We can decompose this into two optimization problems, one where the goal is to ensure $m(x')<\ell$ and one where the goal is to ensure $m(x')>u$. I suggest you solve each optimization problem separately. Let's focus on ensuring $m(x')>u$, for simplicity (everything can be applied to the other case).

One standard approach is to define two loss functions, $\mathcal{L}_m$ and $\mathcal{L}_f$, where $\mathcal{L}_m$ measures how badly we have failed to achieve our goal of $m(x')>u$ and $\mathcal{L}_f$ measures how badly we have failed to achieve of our goal of $f$ predicting the correct class. Then, define a single loss function $$\mathcal{L} = \mathcal{L}_m + \lambda_f \mathcal{L}_f + \lambda_d \|x' - x\|_2^2,$$ where $\lambda_f,\lambda_d>0$ are hyper-parameters, and solve the optimization problem

$$\min_{x'} \mathcal{L}$$

using gradient descent. You can you search over hyper-parameter settings to find the best solution. To turn this into a full solution, we need to describe how to define $\mathcal{L}_m$ and $\mathcal{L}_f$. One way to do that is to set

$$\begin{align*} \mathcal{L}_m &= \max(u-m(x'), -\varepsilon)\\ \mathcal{L}_f &= \max(\max \{ z(x')_{y'} \mid y' \ne y \} - z(x')_y, -\varepsilon), \end{align*}$$

where $y$ is the desired predicted class (i.e., the class predicted by $f(x)$), and $z(x')_y$ are the logits of $f$ on input $x'$ for class $y$, and $\varepsilon>0$ is a small constant (its exact value probably doesn't matter too much).

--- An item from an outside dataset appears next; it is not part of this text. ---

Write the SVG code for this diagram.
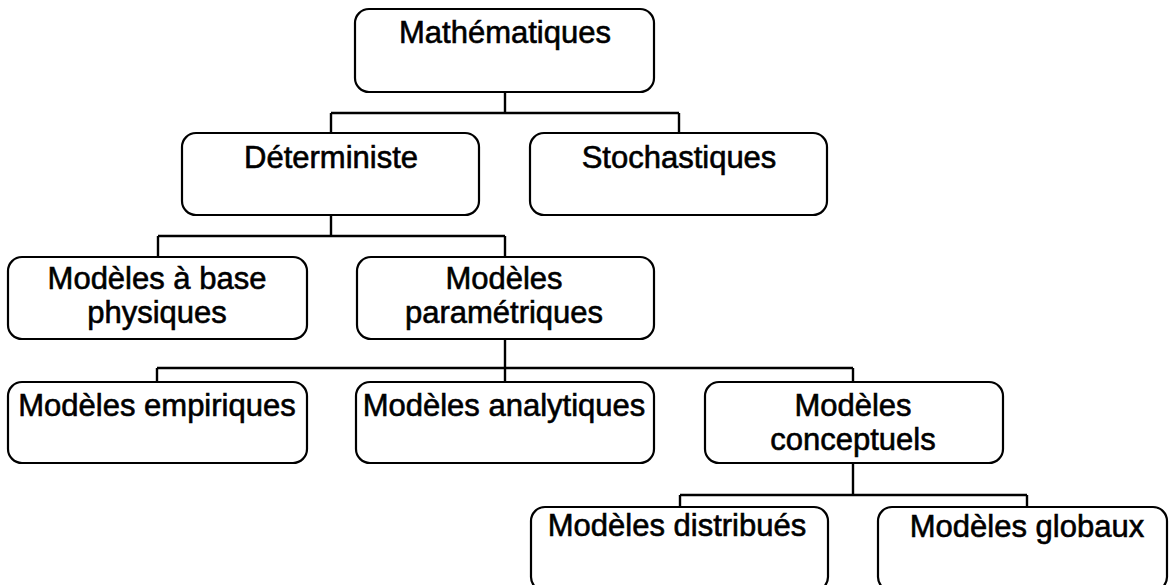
<svg xmlns="http://www.w3.org/2000/svg" width="1169" height="585" viewBox="0 0 1169 585">
<style>
.box{fill:#fff;stroke:#000;stroke-width:2.2}
.lbl{font-family:"Liberation Sans",Arial,sans-serif;font-size:31px;fill:#000;stroke:#000;stroke-width:0.6;text-anchor:middle}
.con{fill:none;stroke:#000;stroke-width:2.4}
</style>
<rect width="1169" height="585" fill="#fff"/>
<g id="connectors">
<path class="con" d="M505 92V113M331 113H679M331 113V133M679 113V133"/>
<path class="con" d="M331 215V236M158 236H505M158 236V257M505 236V257"/>
<path class="con" d="M505 339V382M157 368H853M157 368V382M853 368V382"/>
<path class="con" d="M853 463V495M680 495H1027M680 495V507M1027 495V507"/>
</g>
<g id="n-math"><rect class="box" x="355" y="9" width="299" height="83" rx="14"/><text class="lbl" x="505" y="43">Mathématiques</text></g>
<g id="n-det"><rect class="box" x="182" y="133" width="297" height="82" rx="14"/><text class="lbl" x="331" y="168">Déterministe</text></g>
<g id="n-stoch"><rect class="box" x="530" y="133" width="297" height="82" rx="14"/><text class="lbl" x="679" y="168">Stochastiques</text></g>
<g id="n-phys"><rect class="box" x="8" y="257" width="299" height="82" rx="14"/><text class="lbl" x="157" y="289">Modèles à base</text><text class="lbl" x="157" y="323">physiques</text></g>
<g id="n-param"><rect class="box" x="357" y="257" width="297" height="82" rx="14"/><text class="lbl" x="504" y="289">Modèles</text><text class="lbl" x="504" y="323">paramétriques</text></g>
<g id="n-emp"><rect class="box" x="8" y="382" width="299" height="81" rx="14"/><text class="lbl" x="157" y="416">Modèles empiriques</text></g>
<g id="n-ana"><rect class="box" x="356" y="382" width="298" height="81" rx="14"/><text class="lbl" x="504" y="416">Modèles analytiques</text></g>
<g id="n-conc"><rect class="box" x="705" y="382" width="298" height="81" rx="14"/><text class="lbl" x="853" y="416">Modèles</text><text class="lbl" x="853" y="450">conceptuels</text></g>
<g id="n-dist"><rect class="box" x="531" y="507" width="297" height="84" rx="14"/><text class="lbl" x="677" y="536">Modèles distribués</text></g>
<g id="n-glob"><rect class="box" x="878" y="507" width="289" height="84" rx="14"/><text class="lbl" x="1027" y="537">Modèles globaux</text></g>
</svg>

Another alternative is to use projected gradient descent. We pick a distance bound $b$, and minimize $\mathcal{L}_m + \lambda_f \mathcal{L}_f$ subject to $\|x-x'\|_2 \le b$. This can be solved by projected gradient descent, where after each gradient descent step we project to the $L_2$ ball of radius $b$ surrounding $x$. This requires us to choose a distance bound $b$; the natural way is to do binary search on $b$, to find the smallest $b$ for which a valid solution exists.

A more sophisticated method is to use orthogonal gradient descent, as proposed in the following paper:

Evading Adversarial Example Detection Defenses with Orthogonal Projected Gradient Descent. Oliver Bryniarski, Nabeel Hingun, Pedro Pachuca, Vincent Wang, Nicholas Carlini. arXiv:2106.15023.